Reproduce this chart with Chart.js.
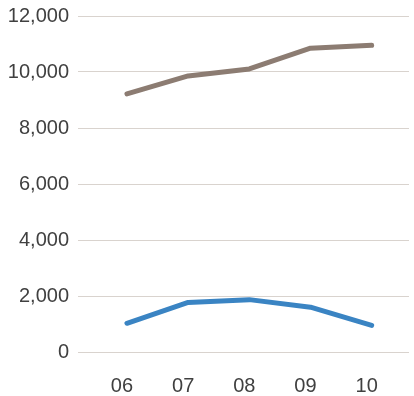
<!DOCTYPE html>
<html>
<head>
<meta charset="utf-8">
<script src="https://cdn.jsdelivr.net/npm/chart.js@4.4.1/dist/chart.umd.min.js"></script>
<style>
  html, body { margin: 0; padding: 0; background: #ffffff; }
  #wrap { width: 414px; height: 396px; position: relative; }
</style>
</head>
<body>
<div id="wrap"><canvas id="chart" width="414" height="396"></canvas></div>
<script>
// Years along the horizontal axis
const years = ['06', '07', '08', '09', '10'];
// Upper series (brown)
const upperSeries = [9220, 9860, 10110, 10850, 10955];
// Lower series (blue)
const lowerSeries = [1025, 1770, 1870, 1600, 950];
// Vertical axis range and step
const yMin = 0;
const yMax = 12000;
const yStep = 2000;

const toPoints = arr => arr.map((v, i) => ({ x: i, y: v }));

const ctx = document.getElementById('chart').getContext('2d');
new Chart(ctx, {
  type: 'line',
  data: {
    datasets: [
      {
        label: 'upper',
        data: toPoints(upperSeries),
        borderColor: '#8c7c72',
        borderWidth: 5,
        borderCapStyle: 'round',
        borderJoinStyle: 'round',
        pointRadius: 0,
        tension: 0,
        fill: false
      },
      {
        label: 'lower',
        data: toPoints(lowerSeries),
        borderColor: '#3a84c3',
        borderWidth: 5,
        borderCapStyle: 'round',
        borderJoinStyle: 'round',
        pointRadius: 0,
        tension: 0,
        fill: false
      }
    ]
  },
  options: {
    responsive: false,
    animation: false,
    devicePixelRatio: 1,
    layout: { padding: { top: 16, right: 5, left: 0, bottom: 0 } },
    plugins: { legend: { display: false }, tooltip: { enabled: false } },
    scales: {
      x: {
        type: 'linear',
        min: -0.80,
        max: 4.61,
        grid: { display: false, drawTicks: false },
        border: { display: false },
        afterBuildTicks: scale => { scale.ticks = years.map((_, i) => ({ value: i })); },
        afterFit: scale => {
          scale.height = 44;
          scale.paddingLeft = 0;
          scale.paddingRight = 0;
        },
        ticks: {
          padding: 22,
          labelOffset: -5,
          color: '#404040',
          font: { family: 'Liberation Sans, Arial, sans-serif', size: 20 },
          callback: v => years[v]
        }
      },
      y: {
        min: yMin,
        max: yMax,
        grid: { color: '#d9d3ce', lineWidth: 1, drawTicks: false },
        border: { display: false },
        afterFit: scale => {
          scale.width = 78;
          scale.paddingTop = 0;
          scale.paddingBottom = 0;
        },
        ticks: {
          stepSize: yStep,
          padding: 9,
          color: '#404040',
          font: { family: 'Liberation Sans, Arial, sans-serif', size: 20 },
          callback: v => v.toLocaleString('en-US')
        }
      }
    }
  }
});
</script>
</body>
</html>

Requirement:
Output the material word for word, omitting its pictures.

Exercise solution:
Reproduce this chart with Chart.js.
<!DOCTYPE html>
<html>
<head>
<meta charset="utf-8">
<script src="https://cdn.jsdelivr.net/npm/chart.js@4.4.1/dist/chart.umd.min.js"></script>
<style>
  html, body { margin: 0; padding: 0; background: #ffffff; }
  #wrap { width: 414px; height: 396px; position: relative; }
</style>
</head>
<body>
<div id="wrap"><canvas id="chart" width="414" height="396"></canvas></div>
<script>
// Years along the horizontal axis
const years = ['06', '07', '08', '09', '10'];
// Upper series (brown)
const upperSeries = [9220, 9860, 10110, 10850, 10955];
// Lower series (blue)
const lowerSeries = [1025, 1770, 1870, 1600, 950];
// Vertical axis range and step
const yMin = 0;
const yMax = 12000;
const yStep = 2000;

const toPoints = arr => arr.map((v, i) => ({ x: i, y: v }));

const ctx = document.getElementById('chart').getContext('2d');
new Chart(ctx, {
  type: 'line',
  data: {
    datasets: [
      {
        label: 'upper',
        data: toPoints(upperSeries),
        borderColor: '#8c7c72',
        borderWidth: 5,
        borderCapStyle: 'round',
        borderJoinStyle: 'round',
        pointRadius: 0,
        tension: 0,
        fill: false
      },
      {
        label: 'lower',
        data: toPoints(lowerSeries),
        borderColor: '#3a84c3',
        borderWidth: 5,
        borderCapStyle: 'round',
        borderJoinStyle: 'round',
        pointRadius: 0,
        tension: 0,
        fill: false
      }
    ]
  },
  options: {
    responsive: false,
    animation: false,
    devicePixelRatio: 1,
    layout: { padding: { top: 16, right: 5, left: 0, bottom: 0 } },
    plugins: { legend: { display: false }, tooltip: { enabled: false } },
    scales: {
      x: {
        type: 'linear',
        min: -0.80,
        max: 4.61,
        grid: { display: false, drawTicks: false },
        border: { display: false },
        afterBuildTicks: scale => { scale.ticks = years.map((_, i) => ({ value: i })); },
        afterFit: scale => {
          scale.height = 44;
          scale.paddingLeft = 0;
          scale.paddingRight = 0;
        },
        ticks: {
          padding: 22,
          labelOffset: -5,
          color: '#404040',
          font: { family: 'Liberation Sans, Arial, sans-serif', size: 20 },
          callback: v => years[v]
        }
      },
      y: {
        min: yMin,
        max: yMax,
        grid: { color: '#d9d3ce', lineWidth: 1, drawTicks: false },
        border: { display: false },
        afterFit: scale => {
          scale.width = 78;
          scale.paddingTop = 0;
          scale.paddingBottom = 0;
        },
        ticks: {
          stepSize: yStep,
          padding: 9,
          color: '#404040',
          font: { family: 'Liberation Sans, Arial, sans-serif', size: 20 },
          callback: v => v.toLocaleString('en-US')
        }
      }
    }
  }
});
</script>
</body>
</html>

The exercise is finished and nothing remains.